Sunday, May 20, 2012

The Ballad of the Self-Hating Nerd

Once upon a time, there were two nerds who kind of hung around on the fringes of the cool kid crowd. At some point, one of the nerds (we'll call him ACC football) decided that the best way to get the cool kids to really like him was to beat the crap out of the other nerd (we'll call that one Big East football), take his lunch money, and then brag about it. The cool kids (we'll call them - oh, for God's sake, you get the metaphor already, do I really have to spell it out) encouraged the ACC to do this. Meanwhile, the Big East did the equivalent of turning around and beating up some second graders (see: Conference USA, the MAC, etc) to prove that it could be cool, too, not that anyone believed him.
But when the first nerd went to the cool kids to show off what he had done and to ask to be allowed to do cool kid stuff, the four cool kids laughed at him and set up a 4 team football championship that was held in a secret clubhouse marked "NO NERDS ALLOWED".
Because, really, for all the chest-thumping about the any-day-now renaissance in ACC football on local sports talk radio here in Raleigh, the ACC has done a remarkable job of screwing itself by raiding the Big East. By kicking the pins out from under the other "lesser" AQ (Automatic Qualifier) league, the ACC made it easier for the whole thing to be scrapped in a way that will leave them out in the cold. That's why we're getting a four team playoff, and that's why every year, those four teams will be from the SEC, Big 10, Big 12 and Pac-12.
You want evidence? The Big 12-SEC bowl game that just got announced, also known as the "I'm Taking My Toys And Going Home Bowl" is proof that the sport's rich kids do not intend to share, now or ever, with the kids on the outside. I mean, sure, they made a handwave gesture at it when they expanded the BCS, so that one non-AQ team per year could be invited to a not-anywhere-near-the-established-power-structure game (usually against Pittsburgh),  but that was mainly to shut the critics up. Yeah, Boise State finally got to play in a BCS game, but the there was no way, ever, the BCS formula would let them get close to the championship.
And now even the pretense of fairness is going away, and it's the ACC - not the Pac-10's raid on the Big 12, or the Big 10's swipe of Nebraska, or anything else that did it. Because as rotten and unfair as the BCS was, it at least paid lip service to the idea that maybe somebody outside the biggest of the big conferences could get a seat at the table. And now that's gone. By pantsing the Big East, the ACC demonstrated convincingly that the entire notion of "an AQ conference" was non-viable. And if the Big East wasn't good enough to be invited to the party, then what about the guys who kept trying to improve their football by raiding the Big East? When Wake Forest wins your league championship in recent memory, you're not seen as a serious football conference, no matter how many Syracuses and Virginia Techs you gulp down. And if you're not seen as a serious football conference, you're not going to get your champion into that lucrative new playoff. Four teams, remember. Not six, for the AQ conferences. Not 8, including a few non-conf champs or non-"AQ" conferences. Four.
Let's do the math and run down the theoretical "powers" of ACC football. FSU is looking for the exits, Miami is waiting for the NCAA hammer, VT traditionally spits the bit on the big stage, and Clemson got thoroughly spanked when it got up in front of an audience last year. Adding perennial Big East underachievers Pitt and Syracuse isn't going to help the Strength of Schedule of anyone else in the league1. And that's going to kill anyone whom the league tries to spit out as a playoff contender end of season; the polls are going to look at a schedule full of conference roadkill and say they fail the sniff test; the computer formulae are going to notice the marshmallow-soft seasons, and as a result, the ACC champ is going to be sitting home pretty much every damn year, while the Kirk Herbstreits of the world just nod and shake their heads and talk about how the numbers prove impartially that they just weren't good enough.
Just like the Big East champ.
So congratulations, self-hating nerd. You screwed yourself. The four cool kids don't want to share. And thanks to you, they don't have to.

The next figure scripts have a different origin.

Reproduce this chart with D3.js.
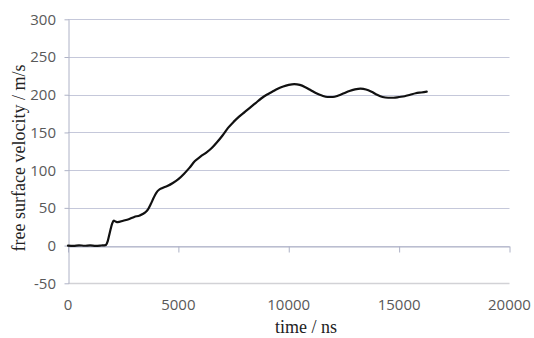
<!DOCTYPE html>
<html>
<head>
<meta charset="utf-8">
<script src="https://cdn.jsdelivr.net/npm/d3@7"></script>
<style>
  html, body { margin: 0; padding: 0; background: #fff; }
  svg { display: block; }
</style>
</head>
<body>
<svg id="chart" width="534" height="338"></svg>
<script>
// Free surface velocity history
const timeNs = [
  0, 250, 500, 750, 1000, 1250, 1500, 1700, 1800, 1900, 2000, 2075, 2150, 2250,
  2500, 2750, 3000, 3250, 3500, 3625, 3750, 3875, 4000, 4125, 4250, 4500,
  4750, 5000, 5250, 5500, 5750, 6000, 6250, 6500, 6750, 7000, 7250, 7500,
  7750, 8000, 8250, 8500, 8750, 9000, 9250, 9500, 9750, 10000, 10250, 10500,
  10750, 11000, 11250, 11500, 11750, 12000, 12250, 12500, 12750, 13000,
  13250, 13500, 13750, 14000, 14250, 14500, 14750, 15000, 15250, 15500,
  15750, 16000, 16250
];
const velocity = [
  0, -0.3, 0.4, -0.2, 0.3, -0.3, 0.1, 0.6, 6, 18, 29, 33, 32, 31,
  33, 35, 38, 40, 44, 48, 55, 63, 70, 74, 76, 79,
  83, 88, 95, 103, 112, 118, 123, 129, 137, 146, 156, 164,
  171, 177, 183, 189, 195, 200, 204, 208, 211, 213, 214, 213,
  210, 206, 202, 199, 197, 197, 199, 202, 205, 207,
  208, 207, 204, 200, 197, 196, 196, 197, 198, 200,
  202, 203, 204
];
const xTicks = [0, 5000, 10000, 15000, 20000];
const yTicks = [-50, 0, 50, 100, 150, 200, 250, 300];

const svg = d3.select("#chart");
const x = d3.scaleLinear().domain([0, 20000]).range([68, 509.5]);
const y = d3.scaleLinear().domain([-50, 300]).range([283.3, 19.3]);

const gridColor = "#c5c8da";
const axisColor = "#aeb2c6";
const labelColor = "#595959";

// horizontal gridlines
svg.append("g")
  .selectAll("line")
  .data(yTicks)
  .join("line")
  .attr("x1", x(0)).attr("x2", x(20000))
  .attr("y1", d => Math.round(y(d)) + 0.5)
  .attr("y2", d => Math.round(y(d)) + 0.5)
  .attr("stroke", d => d === -50 ? "#d2d2d6" : gridColor)
  .attr("stroke-width", d => d === -50 ? 1.5 : 1);

// vertical axis with outward ticks
const yAxis = svg.append("g")
  .attr("transform", `translate(${Math.round(x(0)) + 0.5},0)`)
  .call(d3.axisLeft(y).tickValues(yTicks).tickSize(4).tickSizeOuter(0).tickFormat(""));
yAxis.select(".domain").attr("stroke", axisColor);
yAxis.selectAll(".tick line").attr("stroke", axisColor);

// horizontal axis crossing at zero
const xAxis = svg.append("g")
  .attr("transform", `translate(0,${Math.round(y(0)) + 0.5})`)
  .call(d3.axisBottom(x).tickValues(xTicks).tickSize(6).tickSizeOuter(0).tickFormat(""));
xAxis.select(".domain").attr("stroke", axisColor);
xAxis.selectAll(".tick line").attr("stroke", axisColor);

// tick labels
svg.append("g")
  .selectAll("text")
  .data(yTicks)
  .join("text")
  .attr("x", 56)
  .attr("y", d => y(d))
  .attr("dy", "0.36em")
  .attr("text-anchor", "end")
  .attr("font-family", "'Open Sans', sans-serif")
  .attr("font-size", 15)
  .attr("fill", labelColor)
  .text(d => d);

svg.append("g")
  .selectAll("text")
  .data(xTicks)
  .join("text")
  .attr("x", d => x(d))
  .attr("y", 310)
  .attr("text-anchor", "middle")
  .attr("font-family", "'Open Sans', sans-serif")
  .attr("font-size", 15)
  .attr("fill", labelColor)
  .text(d => d);

// axis titles
svg.append("text")
  .attr("x", 306)
  .attr("y", 333)
  .attr("text-anchor", "middle")
  .attr("font-family", "'Liberation Serif', 'Times New Roman', serif")
  .attr("font-size", 18)
  .attr("fill", "#222")
  .text("time / ns");

svg.append("text")
  .attr("transform", "translate(25,158) rotate(-90)")
  .attr("text-anchor", "middle")
  .attr("font-family", "'Liberation Serif', 'Times New Roman', serif")
  .attr("font-size", 18)
  .attr("fill", "#222")
  .text("free surface velocity / m/s");

// velocity trace
const pts = timeNs.map((t, i) => [t, velocity[i]]);
svg.append("path")
  .datum(pts)
  .attr("fill", "none")
  .attr("stroke", "#111")
  .attr("stroke-width", 2.2)
  .attr("stroke-linejoin", "round")
  .attr("stroke-linecap", "round")
  .attr("d", d3.line().x(d => x(d[0])).y(d => y(d[1])).curve(d3.curveMonotoneX));
</script>
</body>
</html>
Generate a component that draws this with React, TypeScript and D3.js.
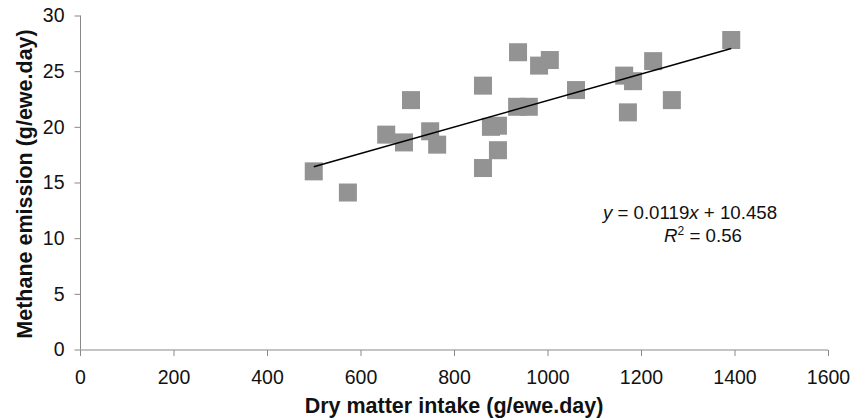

1Indeed, it can be argued that one of the main reasons Big East football turned into a punchline was Pittsburgh - between tripping up an unbeaten West Virginia team that was championship-game bound as the finale of an otherwise mediocre season and completely crapping the bed every time they were talked about as a national contender, they did more to lower the profile of Big East football than any other single school.